Problem requirements> Reproduce each line of the material exactly, minus any picture.

Provided data>
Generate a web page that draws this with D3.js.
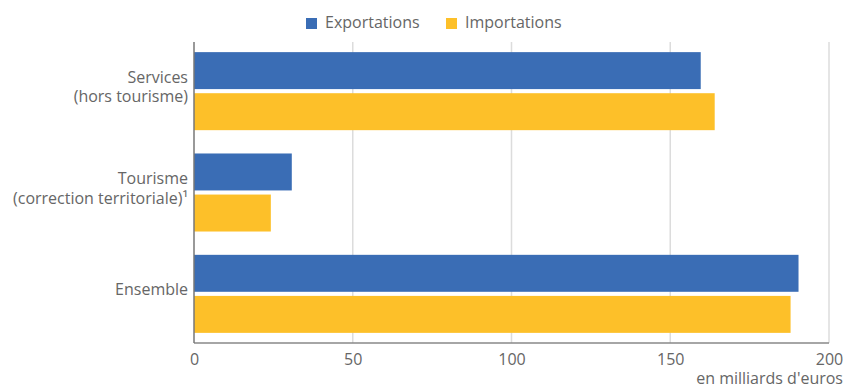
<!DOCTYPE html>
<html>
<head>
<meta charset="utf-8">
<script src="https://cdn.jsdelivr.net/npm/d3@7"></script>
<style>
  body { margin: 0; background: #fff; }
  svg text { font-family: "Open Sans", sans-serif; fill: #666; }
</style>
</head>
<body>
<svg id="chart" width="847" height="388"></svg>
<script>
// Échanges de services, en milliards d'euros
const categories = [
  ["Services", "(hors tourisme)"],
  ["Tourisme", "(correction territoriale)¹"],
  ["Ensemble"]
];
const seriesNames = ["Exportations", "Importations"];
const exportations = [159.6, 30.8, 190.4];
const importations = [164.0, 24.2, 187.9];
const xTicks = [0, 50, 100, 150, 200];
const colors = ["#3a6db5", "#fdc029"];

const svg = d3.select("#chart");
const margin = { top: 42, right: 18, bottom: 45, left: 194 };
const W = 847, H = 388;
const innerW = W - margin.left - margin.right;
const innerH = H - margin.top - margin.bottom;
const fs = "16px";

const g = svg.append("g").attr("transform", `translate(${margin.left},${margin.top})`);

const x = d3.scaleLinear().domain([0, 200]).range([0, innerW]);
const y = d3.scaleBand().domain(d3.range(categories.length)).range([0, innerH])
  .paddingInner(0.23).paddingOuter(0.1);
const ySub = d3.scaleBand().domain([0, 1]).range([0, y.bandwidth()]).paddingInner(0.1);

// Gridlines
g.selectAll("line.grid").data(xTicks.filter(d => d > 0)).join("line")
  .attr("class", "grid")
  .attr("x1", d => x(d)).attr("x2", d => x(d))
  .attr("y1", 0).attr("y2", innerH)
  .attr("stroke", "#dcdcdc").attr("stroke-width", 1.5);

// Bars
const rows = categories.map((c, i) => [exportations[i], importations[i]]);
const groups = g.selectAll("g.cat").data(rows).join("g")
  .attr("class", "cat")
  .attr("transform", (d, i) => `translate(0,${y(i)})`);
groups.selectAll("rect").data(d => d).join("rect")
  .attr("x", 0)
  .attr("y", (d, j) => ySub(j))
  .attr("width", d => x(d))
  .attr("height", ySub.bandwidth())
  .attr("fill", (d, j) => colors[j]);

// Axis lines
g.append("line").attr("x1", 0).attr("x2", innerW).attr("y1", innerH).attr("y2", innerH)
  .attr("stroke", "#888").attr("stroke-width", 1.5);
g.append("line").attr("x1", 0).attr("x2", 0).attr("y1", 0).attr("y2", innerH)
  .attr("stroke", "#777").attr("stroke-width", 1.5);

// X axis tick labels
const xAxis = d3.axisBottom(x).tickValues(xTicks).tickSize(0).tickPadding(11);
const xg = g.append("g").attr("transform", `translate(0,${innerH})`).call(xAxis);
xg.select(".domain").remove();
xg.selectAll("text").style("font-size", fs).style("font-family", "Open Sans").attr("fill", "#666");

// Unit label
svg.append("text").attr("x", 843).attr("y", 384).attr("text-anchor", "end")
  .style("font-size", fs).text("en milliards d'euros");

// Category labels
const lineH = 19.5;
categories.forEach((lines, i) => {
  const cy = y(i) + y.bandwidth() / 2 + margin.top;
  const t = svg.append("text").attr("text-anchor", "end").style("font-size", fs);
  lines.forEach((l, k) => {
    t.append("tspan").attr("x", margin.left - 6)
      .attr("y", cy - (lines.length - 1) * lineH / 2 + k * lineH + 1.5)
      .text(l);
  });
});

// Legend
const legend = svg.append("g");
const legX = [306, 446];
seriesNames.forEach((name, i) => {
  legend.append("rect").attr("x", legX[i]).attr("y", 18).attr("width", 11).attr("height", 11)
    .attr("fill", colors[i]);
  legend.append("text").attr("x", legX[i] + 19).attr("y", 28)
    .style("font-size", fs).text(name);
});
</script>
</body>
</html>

Full solution>
Generate a web page that draws this with D3.js.
<!DOCTYPE html>
<html>
<head>
<meta charset="utf-8">
<script src="https://cdn.jsdelivr.net/npm/d3@7"></script>
<style>
  body { margin: 0; background: #fff; }
  svg text { font-family: "Open Sans", sans-serif; fill: #666; }
</style>
</head>
<body>
<svg id="chart" width="847" height="388"></svg>
<script>
// Échanges de services, en milliards d'euros
const categories = [
  ["Services", "(hors tourisme)"],
  ["Tourisme", "(correction territoriale)¹"],
  ["Ensemble"]
];
const seriesNames = ["Exportations", "Importations"];
const exportations = [159.6, 30.8, 190.4];
const importations = [164.0, 24.2, 187.9];
const xTicks = [0, 50, 100, 150, 200];
const colors = ["#3a6db5", "#fdc029"];

const svg = d3.select("#chart");
const margin = { top: 42, right: 18, bottom: 45, left: 194 };
const W = 847, H = 388;
const innerW = W - margin.left - margin.right;
const innerH = H - margin.top - margin.bottom;
const fs = "16px";

const g = svg.append("g").attr("transform", `translate(${margin.left},${margin.top})`);

const x = d3.scaleLinear().domain([0, 200]).range([0, innerW]);
const y = d3.scaleBand().domain(d3.range(categories.length)).range([0, innerH])
  .paddingInner(0.23).paddingOuter(0.1);
const ySub = d3.scaleBand().domain([0, 1]).range([0, y.bandwidth()]).paddingInner(0.1);

// Gridlines
g.selectAll("line.grid").data(xTicks.filter(d => d > 0)).join("line")
  .attr("class", "grid")
  .attr("x1", d => x(d)).attr("x2", d => x(d))
  .attr("y1", 0).attr("y2", innerH)
  .attr("stroke", "#dcdcdc").attr("stroke-width", 1.5);

// Bars
const rows = categories.map((c, i) => [exportations[i], importations[i]]);
const groups = g.selectAll("g.cat").data(rows).join("g")
  .attr("class", "cat")
  .attr("transform", (d, i) => `translate(0,${y(i)})`);
groups.selectAll("rect").data(d => d).join("rect")
  .attr("x", 0)
  .attr("y", (d, j) => ySub(j))
  .attr("width", d => x(d))
  .attr("height", ySub.bandwidth())
  .attr("fill", (d, j) => colors[j]);

// Axis lines
g.append("line").attr("x1", 0).attr("x2", innerW).attr("y1", innerH).attr("y2", innerH)
  .attr("stroke", "#888").attr("stroke-width", 1.5);
g.append("line").attr("x1", 0).attr("x2", 0).attr("y1", 0).attr("y2", innerH)
  .attr("stroke", "#777").attr("stroke-width", 1.5);

// X axis tick labels
const xAxis = d3.axisBottom(x).tickValues(xTicks).tickSize(0).tickPadding(11);
const xg = g.append("g").attr("transform", `translate(0,${innerH})`).call(xAxis);
xg.select(".domain").remove();
xg.selectAll("text").style("font-size", fs).style("font-family", "Open Sans").attr("fill", "#666");

// Unit label
svg.append("text").attr("x", 843).attr("y", 384).attr("text-anchor", "end")
  .style("font-size", fs).text("en milliards d'euros");

// Category labels
const lineH = 19.5;
categories.forEach((lines, i) => {
  const cy = y(i) + y.bandwidth() / 2 + margin.top;
  const t = svg.append("text").attr("text-anchor", "end").style("font-size", fs);
  lines.forEach((l, k) => {
    t.append("tspan").attr("x", margin.left - 6)
      .attr("y", cy - (lines.length - 1) * lineH / 2 + k * lineH + 1.5)
      .text(l);
  });
});

// Legend
const legend = svg.append("g");
const legX = [306, 446];
seriesNames.forEach((name, i) => {
  legend.append("rect").attr("x", legX[i]).attr("y", 18).attr("width", 11).attr("height", 11)
    .attr("fill", colors[i]);
  legend.append("text").attr("x", legX[i] + 19).attr("y", 28)
    .style("font-size", fs).text(name);
});
</script>
</body>
</html>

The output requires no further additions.